Mentre The French Dispatch potrebbe sembrare un’antologia di vignette senza un forte tema generale, ogni momento è allietato dall’amore di Anderson per la parola scritta e per i personaggi stravaganti che vi dedicano la loro vita professionale. Con un malinconico senso del tempo che passa, il film è anche un inno alla curiosità e alle compulsioni umane, al viaggio nel senso più ampio di scoperta e tutte quelle storie scritte ma dimenticate. E come vediamo in una scena verso la fine, non è così importante che sia inserita una motivazione o un messaggio dietro ad una singola storia, e forse stiamo perdendo di vista il potere evocativo della parola scritta, in grado di generare molteplici idee al lettore e non una sola ed unica immagine.
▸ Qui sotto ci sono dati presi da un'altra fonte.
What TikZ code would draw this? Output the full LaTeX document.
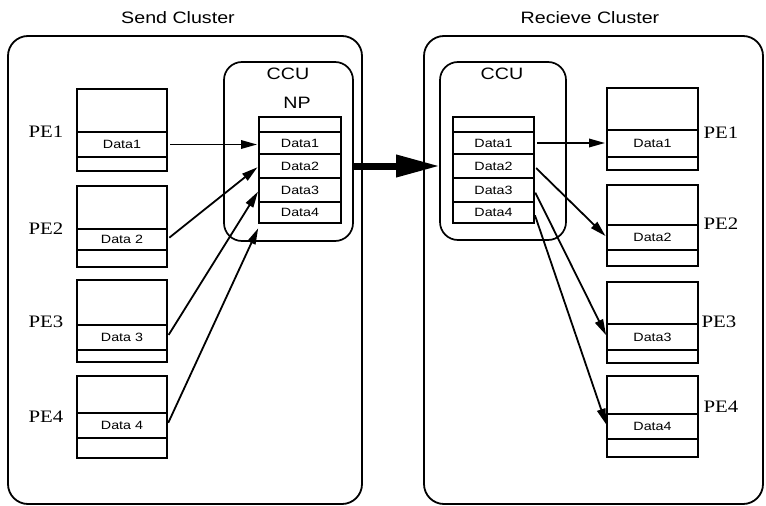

Per concludere, si tratta probabilmente del suo film che dividerà di più il pubblico, proprio perchè il regista si spinge ancora oltre con la sua estetica, i dettagli e le simmetrie connesse, cercando di raggiungere una perfezione artistica nonostante si tratti di un qualcosa di non tangibile. Un film costruito con una precisione maniacale ma senza troppo autocompiacimento; azzardo un mio pensiero e dico che fra qualche anno se ne riparlerà come il suo vero capolavoro.